- Born: 29 May 1829 St Pauls, Bristol
- Died: 13 June 1903 (aged 74) Winscombe
- Occupations: writer and minister

= Matilda Sturge =

British Quaker minister, poet and essayist

Matilda Sturge (29 May 1829 – 13 June 1903) was a British Quaker minister, poet and essayist from Bristol. She wrote about the lives of four Quaker women who had achieved because they were allowed the freedom to do so. Sturge is considered to have taken an underrated role in the renaissance in the Quaker movement.

==Life==
Sturge was born in Wilson Street in the area of Bristol known as St Pauls in 1829. Her parents were Sarah (born Stephens) and Jacob Player Sturge. Her father was a surveyor. She was raised in a strict Quaker family where her dress was restrained and her reading and entertainment was restricted. These strict rules were imposed when most of her peers were experiencing more freedom from their Quaker families. Joseph Sturge the leading abolitionist was her first cousin. She was the sixth of a family of eight. Her brothers were teased for their clothes but their father told them it was "suffering for righteousness".

She wrote essays and biographies of leading Quakers that were published in Quaker periodicals over a period of three decades. Her subjects included the educationalist Mary Carpenter in Bristol, the activist for women's rights in India Pandita Ramabai, Sister Dora Pattison who had created hospitals in Walsall. Closer to home she wrote about her niece Emily Sturge and her friend the Quaker minister Ann Hunt. She also wrote about other issues including social issues, temperance, history and religion.

Sturge taught at Sunday School and at a First Day School. Many of her contemporaries were attending lectures for women in Bristol and Matilda may well have attended.

In 1870 she began a thirty year association with the Friends’ Quarterly Examiner. She contributed her writing and at some time she may have been editing.

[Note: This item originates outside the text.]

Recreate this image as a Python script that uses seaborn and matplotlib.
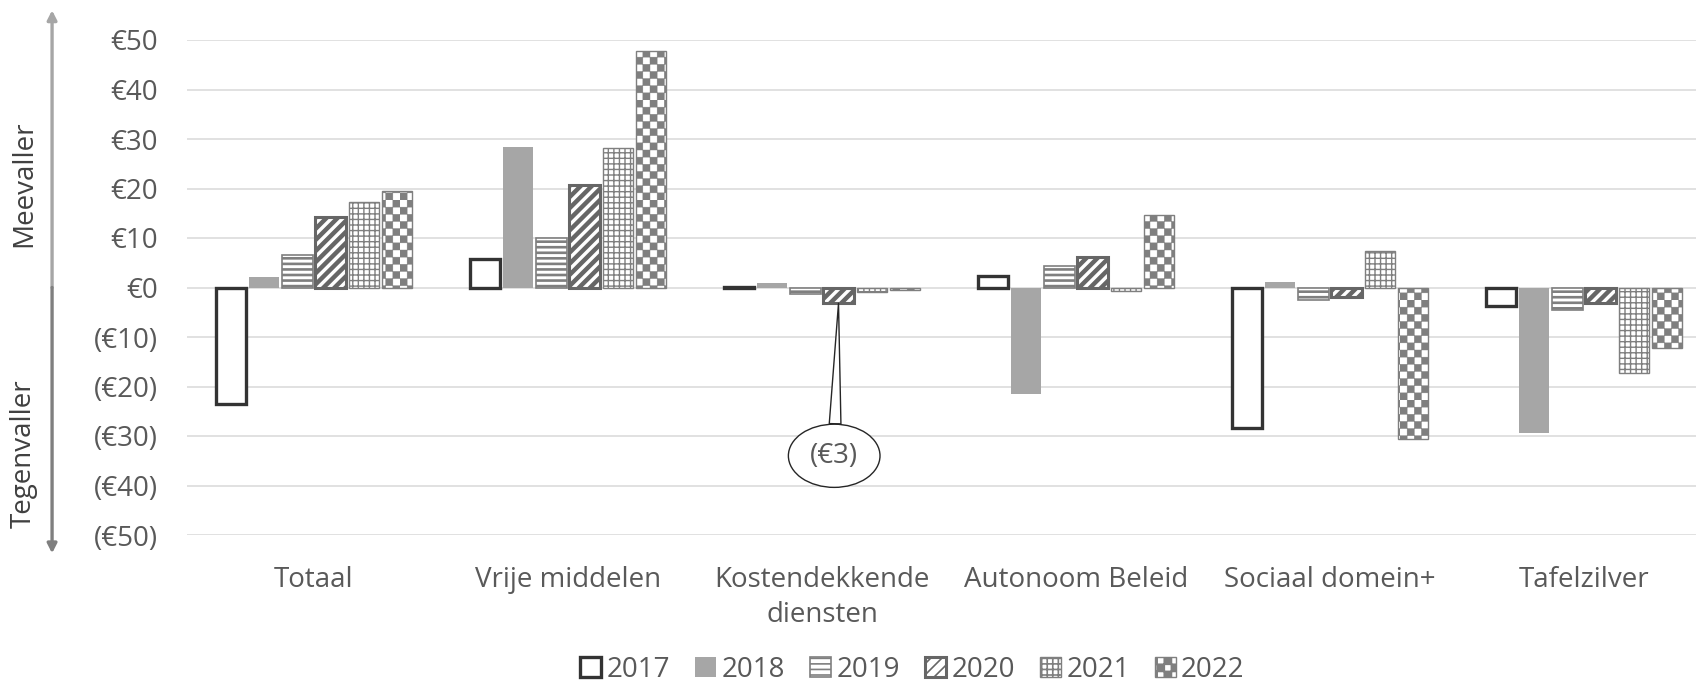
import matplotlib
matplotlib.use("Agg")  # sin GUI
import matplotlib.pyplot as plt
import matplotlib.hatch as mhatch
import matplotlib.transforms as mtransforms
from matplotlib.path import Path
from matplotlib.ticker import FuncFormatter
import numpy as np
import pandas as pd
import seaborn as sns

# data
categories = ["Totaal", "Vrije middelen", "Kostendekkende\ndiensten",
              "Autonoom Beleid", "Sociaal domein+", "Tafelzilver"]
years = ["2017", "2018", "2019", "2020", "2021", "2022"]
v2017 = [-23.6, 5.7, 0.2, 2.4, -28.4, -3.8]
v2018 = [2.2, 28.4, 0.9, -21.5, 1.1, -29.4]
v2019 = [6.5, 10.1, -1.3, 4.4, -2.5, -4.6]
v2020 = [14.2, 20.8, -3.2, 6.1, -1.9, -3.1]
v2021 = [17.3, 28.2, -1.0, -0.7, 7.3, -17.3]
v2022 = [19.5, 47.7, -0.5, 14.7, -30.6, -12.2]
y_ticks = [-50, -40, -30, -20, -10, 0, 10, 20, 30, 40, 50]

values = {"2017": v2017, "2018": v2018, "2019": v2019,
          "2020": v2020, "2021": v2021, "2022": v2022}
df = pd.DataFrame([(c, y, values[y][i]) for y in years for i, c in enumerate(categories)],
                  columns=["cat", "year", "val"])


# checkerboard hatch: takes the place of the '*' pattern
class CheckerHatch(mhatch.HatchPatternBase):
    def __init__(self, hatch, density):
        self.n = hatch.count("*") * 14
        self.num_vertices = (self.n * self.n // 2) * 5 if self.n else 0

    def set_vertices_and_codes(self, vertices, codes):
        n = self.n
        k = 0
        for i in range(n):
            for j in range(n):
                if (i + j) % 2:
                    continue
                x0, y0, x1, y1 = i / n, j / n, (i + 1) / n, (j + 1) / n
                vertices[k:k + 5] = [(x0, y0), (x1, y0), (x1, y1), (x0, y1), (x0, y0)]
                codes[k:k + 5] = [Path.MOVETO, Path.LINETO, Path.LINETO, Path.LINETO, Path.CLOSEPOLY]
                k += 5


mhatch._hatch_types = [t for t in mhatch._hatch_types if t is not mhatch.Stars] + [CheckerHatch]

sns.set_style("white")
plt.rcParams["font.family"] = ["Open Sans", "DejaVu Sans"]
plt.rcParams["hatch.linewidth"] = 1.2

txt = "#595959"
fs = 20

fig = plt.figure(figsize=(16.96, 6.85), dpi=100)
ax = fig.add_axes([187 / 1696, 150 / 685, 1509 / 1696, 495 / 685])

sns.barplot(data=df, x="cat", y="val", hue="year", order=categories, hue_order=years,
            width=0.78, gap=0.09, errorbar=None, legend=False, ax=ax)

styles = {
    "2017": dict(fc="white", ec="#333333", lw=2.4, hatch=None, hlw=1.0),
    "2018": dict(fc="#a6a6a6", ec="#a6a6a6", lw=0, hatch=None, hlw=1.0),
    "2019": dict(fc="white", ec="#7f7f7f", lw=1.2, hatch="---", hlw=1.9),
    "2020": dict(fc="white", ec="#666666", lw=2.2, hatch="///", hlw=3.2),
    "2021": dict(fc="white", ec="#7f7f7f", lw=1.0, hatch="+++", hlw=1.0),
    "2022": dict(fc="white", ec="#7f7f7f", lw=1.0, hatch="*", hlw=0.3),
}
for cont, yr in zip(ax.containers, years):
    st = styles[yr]
    for p in cont.patches:
        p.set_facecolor(st["fc"])
        p.set_edgecolor(st["ec"])
        p.set_linewidth(st["lw"])
        p.set_hatch(st["hatch"])
        if hasattr(p, "set_hatch_linewidth"):
            p.set_hatch_linewidth(st["hlw"])

ax.set_xlim(-0.5, -0.5 + 1509 / 254)
ax.set_ylim(-50, 50)
ax.set_yticks(y_ticks)
ax.yaxis.set_major_formatter(FuncFormatter(lambda v, pos: f"€{v:.0f}" if v >= 0 else f"(€{-v:.0f})"))
ax.yaxis.grid(True, color="#d9d9d9", lw=1.1)
ax.xaxis.grid(False)
ax.set_axisbelow(True)
for s in ax.spines.values():
    s.set_visible(False)
ax.set_xlabel("")
ax.set_ylabel("")
ax.tick_params(axis="both", length=0, labelsize=fs, labelcolor=txt)
ax.tick_params(axis="x", pad=22)
ax.tick_params(axis="y", pad=21)
for t in ax.get_xticklabels():
    t.set_linespacing(1.35)

# callout on the 2020 bar of Kostendekkende diensten
p = ax.containers[3].patches[2]
bx = p.get_x() + p.get_width() / 2
ax.annotate(f"(€{abs(v2020[2]):.0f})", xy=(bx, v2020[2]), xytext=(bx - 0.017, -34),
            ha="center", va="center", fontsize=fs, color=txt,
            bbox=dict(boxstyle="ellipse,pad=0.3", fc="white", ec="#262626", lw=1),
            arrowprops=dict(arrowstyle="wedge,tail_width=0.42", fc="white", ec="#262626",
                            lw=1, shrinkA=0, shrinkB=0))

# side arrows Meevaller / Tegenvaller
side = mtransforms.blended_transform_factory(fig.transFigure, ax.transData)
ax.annotate("", xy=(0.0307, 56), xytext=(0.0307, 0), xycoords=side, textcoords=side,
            arrowprops=dict(arrowstyle="-|>,head_length=0.55,head_width=0.28", color="#a6a6a6",
                            lw=2.4, shrinkA=0, shrinkB=0), annotation_clip=False)
ax.annotate("", xy=(0.0307, -53.7), xytext=(0.0307, 0), xycoords=side, textcoords=side,
            arrowprops=dict(arrowstyle="-|>,head_length=0.55,head_width=0.28", color="#7f7f7f",
                            lw=2.4, shrinkA=0, shrinkB=0), annotation_clip=False)
ax.text(0.0142, 21, "Meevaller", transform=side, rotation=90, ha="center", va="center",
        fontsize=fs, color="#404040", clip_on=False)
ax.text(0.0142, -33.5, "Tegenvaller", transform=side, rotation=90, ha="center", va="center",
        fontsize=fs, color="#404040", clip_on=False)

fig.legend(ax.containers, years, loc="center", bbox_to_anchor=(0.538, 0.022), ncol=6,
           frameon=False, fontsize=fs, labelcolor=txt, handlelength=0.75, handleheight=0.75,
           handletextpad=0.2, columnspacing=0.9)

fig.savefig("out.png", dpi=100)
plt.close(fig)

In 1880 she wrote about four leading Quaker women Mary Dudley who was a preacher, her daughter Elizabeth Dudley, the prison reformer Elizabeth Fry, and Hannah Chapman Backhouse. The book was titled Types of Quaker Womanhood and it was published by the Friends' Tract Association. The short work showed how these Quaker women who had enjoyed less restrictions in their lives and as a result they had contributed good works.

Her poetry was included in The Quaker Poets of Great Britain and Ireland in 1896.

Sturge died in Winscombe in 1903. Sturge is considered to have taken an underrated role in the renaissance in the Quaker movement.